Una de las mejores cosas de Málaga es que siendo una ciudad localista, como casi todas, en absoluto es nacionalista. No puede ser de otra manera si los que sacaron a la Ciudad del Paraíso del pozo de la Historia fueron señores de Logroño, pero también de media Europa y Estados Unidos.

Las ideologías basadas en la inflamación de los sentimientos no calan en una ciudad que nunca se ha mirado el ombligo. Aquí hay pocos patriotas irredentos, por eso cayó en saco roto el referéndum del nuevo estatuto de autonomía de Andalucía. La definición reaccionaria de `realidad nacional´ y la desgana frente a unos políticos que hablaban del sexo de los ángeles, favorecieron la deserción.

El Día de la Hispanidad se vive aquí disfrutando de la vida, cayendo en la cuenta de que ser español no está tan mal. No es un designio de los cielos, sino una agradable casualidad, porque vivimos en un país moderno con unos ciudadanos amparados por el Estado de Derecho.

Resulta desesperanzador cómo, 30 años después de la llegada de la Democracia, resuenan en las comunidades autónomas más ricas reclamaciones carcas que no son de este siglo. Tras el empacho de patriotismo del Franquismo, ahora tenemos que soportar a una nueva hornada: a los que construyen naciones intransigentes e indisolubles, a pequeña escala. Frente a esta realidad, no es muy recomendable hacerles muchas concesiones ni tampoco ponerse como Agustina de Aragón.

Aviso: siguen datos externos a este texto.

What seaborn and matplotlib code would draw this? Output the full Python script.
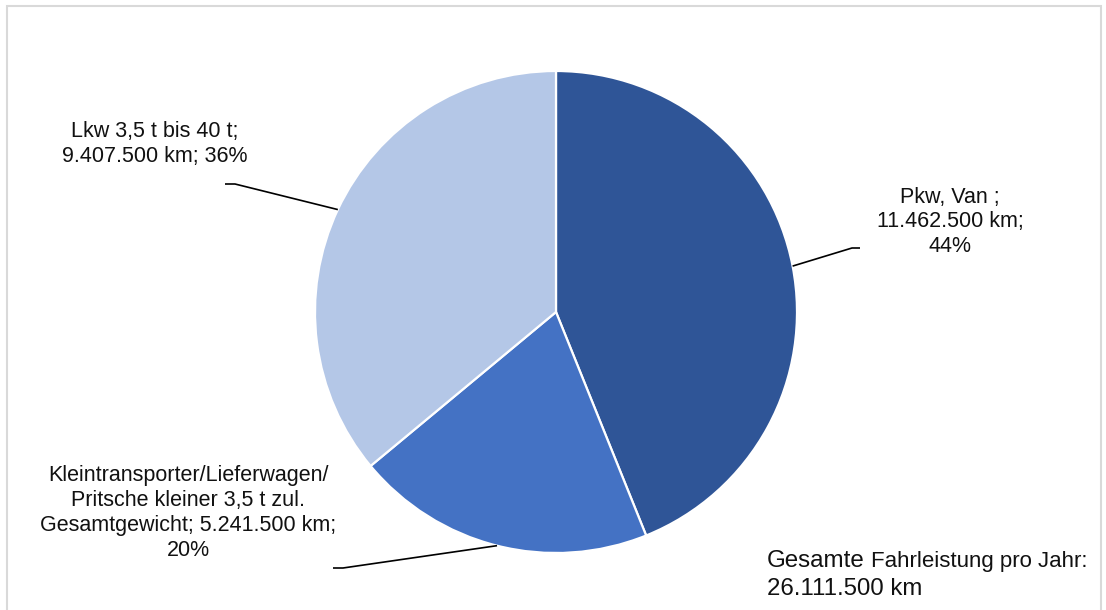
import numpy as np
import matplotlib
matplotlib.use("Agg")
import matplotlib.pyplot as plt
from matplotlib.patches import Rectangle
import seaborn as sns

# --- data -------------------------------------------------------------
categories = [
    "Pkw, Van ",
    "Kleintransporter/Lieferwagen/\nPritsche kleiner 3,5 t zul.\nGesamtgewicht",
    "Lkw 3,5 t bis 40 t",
]
km_per_year = [11_462_500, 5_241_500, 9_407_500]
label_formats = [
    "{name};\n{km};\n{pct}",
    "{name}; {km};\n{pct}",
    "{name};\n{km}; {pct}",
]
colors = ["#2F5597", "#4472C4", "#B4C7E7"]
total_prefix = "Gesamte"
total_suffix = "Fahrleistung pro Jahr:"


def de_num(v):
    return f"{v:,}".replace(",", ".")


# --- style ------------------------------------------------------------
sns.set_theme(style="white")
plt.rcParams["font.family"] = ["Liberation Sans", "DejaVu Sans"]
palette = sns.color_palette(colors)

W, H = 1106, 610
fig = plt.figure(figsize=(W / 100, H / 100), dpi=100)
ax = fig.add_axes([0, 0, 1, 1])


def py(y):
    """Convert a top-down pixel row to data y."""
    return H - y


cx, cy, r = 556, py(312), 241
wedges, _ = ax.pie(
    km_per_year,
    colors=palette,
    startangle=90,
    counterclock=False,
    center=(cx, cy),
    radius=r,
    wedgeprops=dict(edgecolor="white", linewidth=1.6),
)
ax.set_xlim(0, W)
ax.set_ylim(0, H)
ax.set_aspect("equal")
ax.axis("off")

total = sum(km_per_year)

# label block centres, elbow and line-end positions (pixels)
label_pos = [(950, 222), (188, 513), (155, 144)]
elbows = [((852, 248), (860, 248)), ((343, 568), (333, 568)), ((235, 184), (225, 184))]

for w, name, km, fmt, (lx, ly), (elb, end) in zip(
    wedges, categories, km_per_year, label_formats, label_pos, elbows
):
    pct = f"{round(100 * km / total):d}%"
    text = fmt.format(name=name, km=f"{de_num(km)} km", pct=pct)
    ax.text(lx, py(ly), text, ha="center", va="center", multialignment="center",
            fontsize=15.5, color="#111111", linespacing=1.24)
    mid = np.deg2rad((w.theta1 + w.theta2) / 2)
    ex, ey = cx + r * np.cos(mid), cy + r * np.sin(mid)
    ax.plot([ex, elb[0], end[0]], [ey, py(elb[1]), py(end[1])],
            color="black", lw=1.2, solid_capstyle="butt")

# total annotation with mixed font sizes
t1 = ax.text(767, py(567), total_prefix, fontsize=17.4, va="baseline", ha="left",
             color="#111111")
fig.canvas.draw()
bb = t1.get_window_extent(fig.canvas.get_renderer())
ax.text(bb.x1 + 6, py(567), total_suffix, fontsize=16, va="baseline", ha="left",
        color="#111111")
ax.text(767, py(595), f"{de_num(total)} km", fontsize=17.3, va="baseline", ha="left",
        color="#111111")

# chart-area frame
fig.patches.append(Rectangle((7, -10), 1094, H - 6 + 10, transform=None,
                             fill=False, edgecolor="#D9D9D9", linewidth=1.5))

fig.savefig("out.png", dpi=100, facecolor="white")
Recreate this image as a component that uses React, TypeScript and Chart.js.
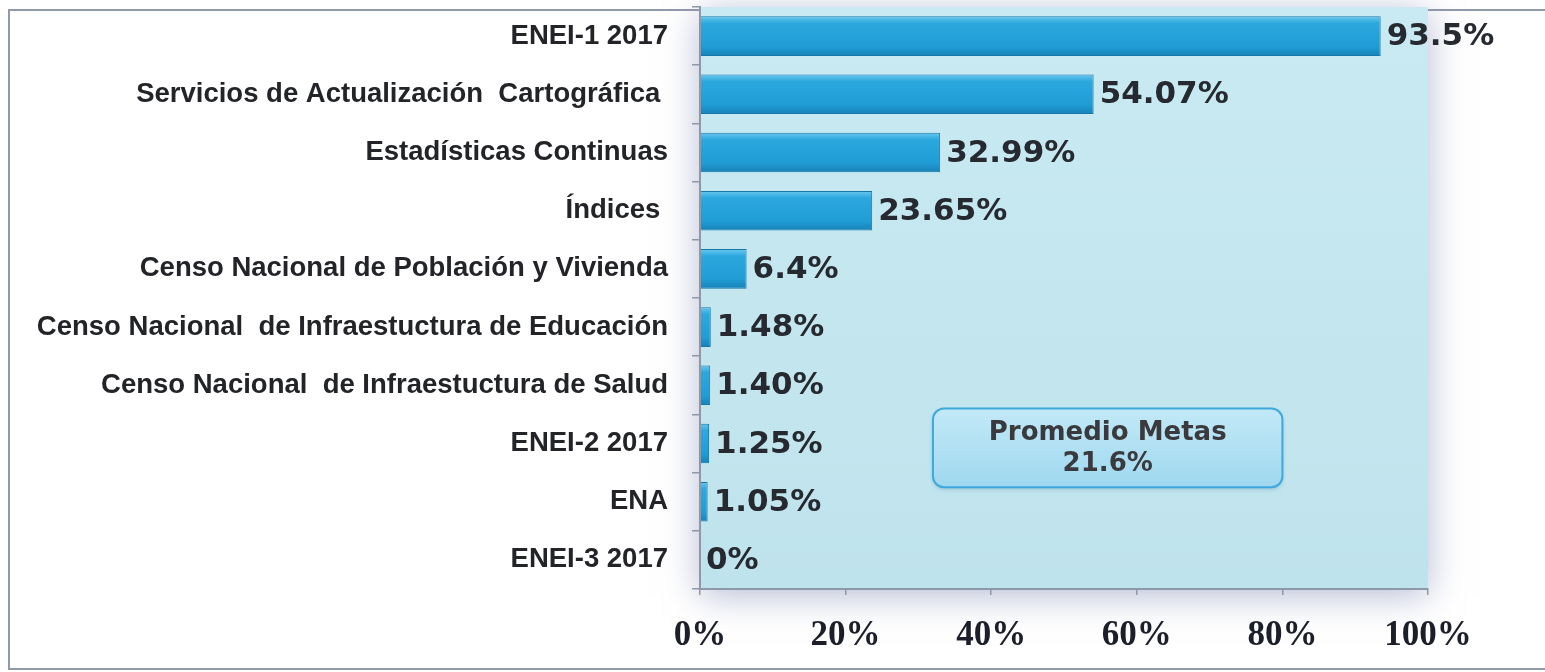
import React, { useEffect, useRef } from "react";
import { Chart, registerables } from "chart.js";

Chart.register(...registerables);

const categories = [
  "ENEI-1 2017",
  "Servicios de Actualización  Cartográfica ",
  "Estadísticas Continuas",
  "Índices ",
  "Censo Nacional de Población y Vivienda",
  "Censo Nacional  de Infraestuctura de Educación",
  "Censo Nacional  de Infraestuctura de Salud",
  "ENEI-2 2017",
  "ENA",
  "ENEI-3 2017",
];
const values = [93.5, 54.07, 32.99, 23.65, 6.4, 1.48, 1.4, 1.25, 1.05, 0];
const valueLabels = ["93.5%", "54.07%", "32.99%", "23.65%", "6.4%", "1.48%", "1.40%", "1.25%", "1.05%", "0%"];
const xTicks = [0, 20, 40, 60, 80, 100];
const boxLines = ["Promedio Metas", "21.6%"];
// annotation box extent in data space (x in %, y in category index)
const boxX = [32, 80];
const boxY = [6.4, 7.75];

const W = 1545;
const H = 672;

const framePlugin = {
  id: "framePlugin",
  beforeDraw(chart: any) {
    const { ctx, chartArea } = chart;
    ctx.save();
    ctx.fillStyle = "#ffffff";
    ctx.fillRect(0, 0, W, H);
    // outer frame
    ctx.strokeStyle = "rgba(125,135,155,0.85)";
    ctx.lineWidth = 2;
    ctx.beginPath();
    ctx.moveTo(W, 10);
    ctx.lineTo(9, 10);
    ctx.lineTo(9, 669);
    ctx.lineTo(W, 669);
    ctx.stroke();
    // plot background with soft halo
    const { left, top, right, bottom } = chartArea;
    ctx.shadowColor = "rgba(120,130,175,0.55)";
    ctx.shadowBlur = 34;
    ctx.shadowOffsetX = 0;
    ctx.shadowOffsetY = 6;
    ctx.fillStyle = "#c4e7ef";
    ctx.fillRect(left, top, right - left, bottom - top);
    ctx.shadowColor = "transparent";
    ctx.shadowBlur = 0;
    const g = ctx.createLinearGradient(0, top, 0, bottom);
    g.addColorStop(0, "#c9eaf2");
    g.addColorStop(1, "#bfe3ec");
    ctx.fillStyle = g;
    ctx.fillRect(left, top, right - left, bottom - top);
    ctx.restore();
  },
};

const labelPlugin = {
  id: "labelPlugin",
  afterDatasetsDraw(chart: any) {
    const { ctx } = chart;
    const meta = chart.getDatasetMeta(0);
    ctx.save();
    ctx.font = "bold 31px 'DejaVu Sans'";
    ctx.fillStyle = "#262a30";
    ctx.textAlign = "left";
    ctx.textBaseline = "middle";
    meta.data.forEach((el: any, i: number) => {
      ctx.fillText(valueLabels[i], el.x + 6, el.y + 1);
    });

    // annotation box
    const xs = chart.scales.x;
    const ys = chart.scales.y;
    const x0 = xs.getPixelForValue(boxX[0]);
    const x1 = xs.getPixelForValue(boxX[1]);
    const y0 = ys.getPixelForValue(boxY[0]);
    const y1 = ys.getPixelForValue(boxY[1]);
    const r = 11;
    ctx.beginPath();
    ctx.roundRect(x0, y0, x1 - x0, y1 - y0, r);
    const g = ctx.createLinearGradient(0, y0, 0, y1);
    g.addColorStop(0, "#c2e9f6");
    g.addColorStop(1, "#9fd8f0");
    ctx.shadowColor = "rgba(60,120,160,0.35)";
    ctx.shadowBlur = 4;
    ctx.shadowOffsetY = 2;
    ctx.fillStyle = g;
    ctx.fill();
    ctx.shadowColor = "transparent";
    ctx.lineWidth = 2;
    ctx.strokeStyle = "#3fa9dd";
    ctx.stroke();
    ctx.font = "bold 26px 'DejaVu Sans'";
    ctx.fillStyle = "#3a3a3e";
    ctx.textAlign = "center";
    const cx = (x0 + x1) / 2;
    const cy = (y0 + y1) / 2;
    ctx.fillText(boxLines[0], cx, cy - 15);
    ctx.fillText(boxLines[1], cx, cy + 16);
    ctx.restore();
  },
};

export default function App() {
  const ref = useRef<HTMLCanvasElement | null>(null);
  useEffect(() => {
    if (!ref.current) return;
    const chart = new Chart(ref.current, {
      type: "bar",
      data: {
        labels: categories,
        datasets: [
          {
            data: values,
            barPercentage: 0.68,
            categoryPercentage: 1,
            borderWidth: 1,
            borderColor: "#1677ab",
            borderSkipped: "left",
            backgroundColor: (c: any) => {
              const chartObj = c.chart;
              const ys = chartObj.scales && chartObj.scales.y;
              if (!ys || c.dataIndex === undefined) return "#25a2da";
              const cy = ys.getPixelForValue(c.dataIndex);
              if (!Number.isFinite(cy)) return "#25a2da";
              const g = chartObj.ctx.createLinearGradient(0, cy - 20, 0, cy + 20);
              g.addColorStop(0, "#6cc8ee");
              g.addColorStop(0.18, "#2ca8df");
              g.addColorStop(0.75, "#219dd6");
              g.addColorStop(1, "#1782b8");
              return g;
            },
          },
        ],
      },
      options: {
        indexAxis: "y",
        animation: false,
        responsive: false,
        devicePixelRatio: 1,
        layout: { padding: { top: 7, right: 117, bottom: 0, left: 0 } },
        plugins: { legend: { display: false }, tooltip: { enabled: false } },
        scales: {
          y: {
            afterFit: (s: any) => {
              s.width = 700;
              s.paddingTop = 0;
              s.paddingBottom = 0;
            },
            grid: {
              drawOnChartArea: false,
              drawTicks: true,
              tickLength: 8,
              color: "#8d99a8",
              lineWidth: 1.5,
            },
            border: { display: true, color: "#8d99a8", width: 2 },
            ticks: {
              padding: 24,
              color: "#222428",
              font: { family: "'Liberation Sans', Arial, sans-serif", weight: "bold", size: 27.5 },
            },
          },
          x: {
            min: 0,
            max: 100,
            afterFit: (s: any) => {
              s.height = 83;
            },
            afterBuildTicks: (s: any) => {
              s.ticks = xTicks.map((v) => ({ value: v }));
            },
            grid: {
              drawOnChartArea: false,
              drawTicks: true,
              tickLength: 6,
              color: "#8d99a8",
              lineWidth: 1.5,
            },
            border: { display: true, color: "#8d99a8", width: 2 },
            ticks: {
              padding: 20,
              color: "#1c1f2a",
              maxRotation: 0,
              callback: (v: any) => v + "%",
              font: { family: "'Liberation Serif', 'Times New Roman', serif", weight: "bold", size: 35 },
            },
          },
        },
      },
      plugins: [framePlugin, labelPlugin],
    } as any);
    return () => chart.destroy();
  }, []);
  return (
    <div style={{ position: "absolute", left: 0, top: 0, width: W, height: H }}>
      <canvas ref={ref} width={W} height={H} style={{ display: "block" }} />
    </div>
  );
}
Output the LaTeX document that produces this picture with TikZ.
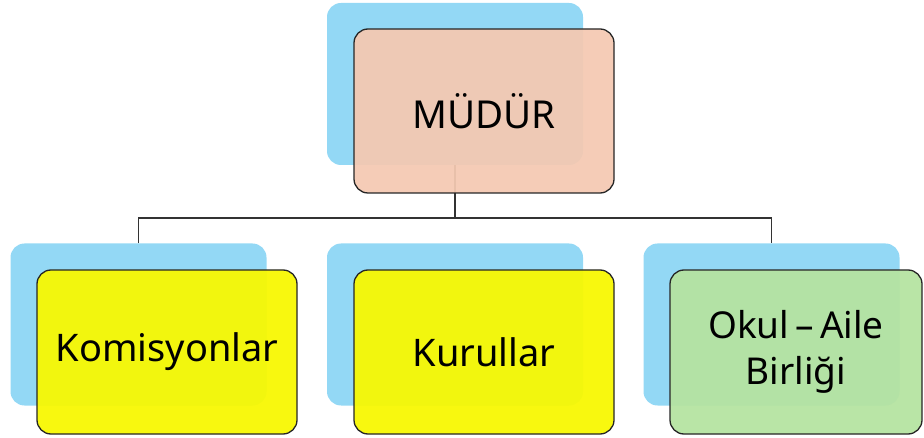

Habría que llevar a estos políticos mesiánicos a darse una vuelta por la plaza de la Constitución de Málaga. Verían una ciudad abierta al mundo, sin problemas de identidad, dada su riqueza de identidades. Ya lo dijo Salvador Rueda: "Málaga es inglesa y mora, a la vez que es andaluza". Y española, y europea, y lo que le echen. Sin complejos ni fanatismos patrioteros.